Leaving out every picture, retype the lines below from the top through the one that contains "base = alt.Chart(df)".
-- START Material --
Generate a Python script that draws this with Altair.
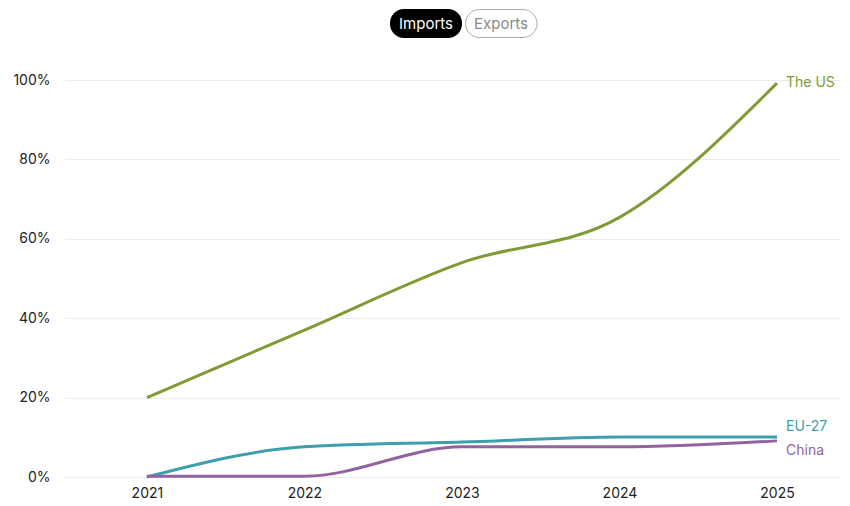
import altair as alt
import pandas as pd

years = [2021, 2022, 2023, 2024, 2025]
us = [0.20, 0.37, 0.54, 0.654, 0.992]
eu = [0.0, 0.076, 0.088, 0.101, 0.101]
china = [0.002, 0.002, 0.076, 0.076, 0.091]
series = ["The US", "EU-27", "China"]
colors = ["#809b35", "#3d9fac", "#93639f"]
label_dy = [0, -10, 10]

rows = []
for name, vals in zip(series, [us, eu, china]):
    for y, v in zip(years, vals):
        rows.append({"year": y, "value": v, "series": name})
df = pd.DataFrame(rows)

last = df[df.year == 2025].copy()

FONT = "Inter"
xscale = alt.Scale(domain=[2020.48, 2025.4], nice=False, zero=False)
yscale = alt.Scale(domain=[0, 1], nice=False)
cscale = alt.Scale(domain=series, range=colors)

base = alt.Chart(df)

lines = base.mark_line(strokeWidth=3, interpolate="monotone").encode(
    x=alt.X("year:Q", scale=xscale,
            axis=alt.Axis(values=years, format="d", grid=False, domain=False, ticks=False,
                          labelPadding=9, labelFontSize=14, labelColor="#222", labelFont=FONT,
                          title=None)),
    y=alt.Y("value:Q", scale=yscale,
            axis=alt.Axis(values=[0, 0.2, 0.4, 0.6, 0.8, 1.0], format=".0%", grid=True,
                          gridColor="#ebebeb", gridWidth=1, domain=False, ticks=False,
                          labelPadding=15, labelFontSize=14, labelColor="#222", labelFont=FONT,
                          title=None)),
    color=alt.Color("series:N", scale=cscale, legend=None),
)

labels = []
for name, dy in zip(series, label_dy):
    labels.append(
        alt.Chart(last[last.series == name]).mark_text(
            align="left", baseline="middle", dx=9, dy=dy, fontSize=14, font=FONT
        ).encode(
            x=alt.X("year:Q", scale=xscale),
            y=alt.Y("value:Q", scale=yscale),
            text="series:N",
            color=alt.Color("series:N", scale=cscale, legend=None),
        )
    )

btn_df = pd.DataFrame({"label": ["Imports", "Exports"]})
pill1 = alt.Chart(btn_df).transform_filter(alt.datum.label == "Imports").mark_rect(
    cornerRadius=14, color="#000"
).encode(x=alt.value(325), x2=alt.value(397), y=alt.value(-71), y2=alt.value(-42))
pill2 = alt.Chart(btn_df).transform_filter(alt.datum.label == "Exports").mark_rect(
    cornerRadius=14, fill="white", stroke="#aaaaaa", strokeWidth=1
).encode(x=alt.value(400.5), x2=alt.value(472), y=alt.value(-70.5), y2=alt.value(-42.5))
t1 = alt.Chart(btn_df).transform_filter(alt.datum.label == "Imports").mark_text(
    fontSize=15, font=FONT, color="white", align="center", baseline="middle"
).encode(x=alt.value(361), y=alt.value(-56), text="label:N")
t2 = alt.Chart(btn_df).transform_filter(alt.datum.label == "Exports").mark_text(
    fontSize=15, font=FONT, color="#8a8a8a", align="center", baseline="middle"
).encode(x=alt.value(436), y=alt.value(-56), text="label:N")

chart = alt.layer(lines, *labels, pill1, pill2, t1, t2).properties(
    width=775, height=397,
    autosize=alt.AutoSizeParams(type="none"),
    padding={"left": 57, "top": 72, "right": 2, "bottom": 28},
).configure(background="white").configure_view(stroke=None)

chart.save("out.html", embed_options={"renderer": "svg", "actions": False})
-- END Material --
_The reply_:
Generate a Python script that draws this with Altair.
import altair as alt
import pandas as pd

years = [2021, 2022, 2023, 2024, 2025]
us = [0.20, 0.37, 0.54, 0.654, 0.992]
eu = [0.0, 0.076, 0.088, 0.101, 0.101]
china = [0.002, 0.002, 0.076, 0.076, 0.091]
series = ["The US", "EU-27", "China"]
colors = ["#809b35", "#3d9fac", "#93639f"]
label_dy = [0, -10, 10]

rows = []
for name, vals in zip(series, [us, eu, china]):
    for y, v in zip(years, vals):
        rows.append({"year": y, "value": v, "series": name})
df = pd.DataFrame(rows)

last = df[df.year == 2025].copy()

FONT = "Inter"
xscale = alt.Scale(domain=[2020.48, 2025.4], nice=False, zero=False)
yscale = alt.Scale(domain=[0, 1], nice=False)
cscale = alt.Scale(domain=series, range=colors)

base = alt.Chart(df)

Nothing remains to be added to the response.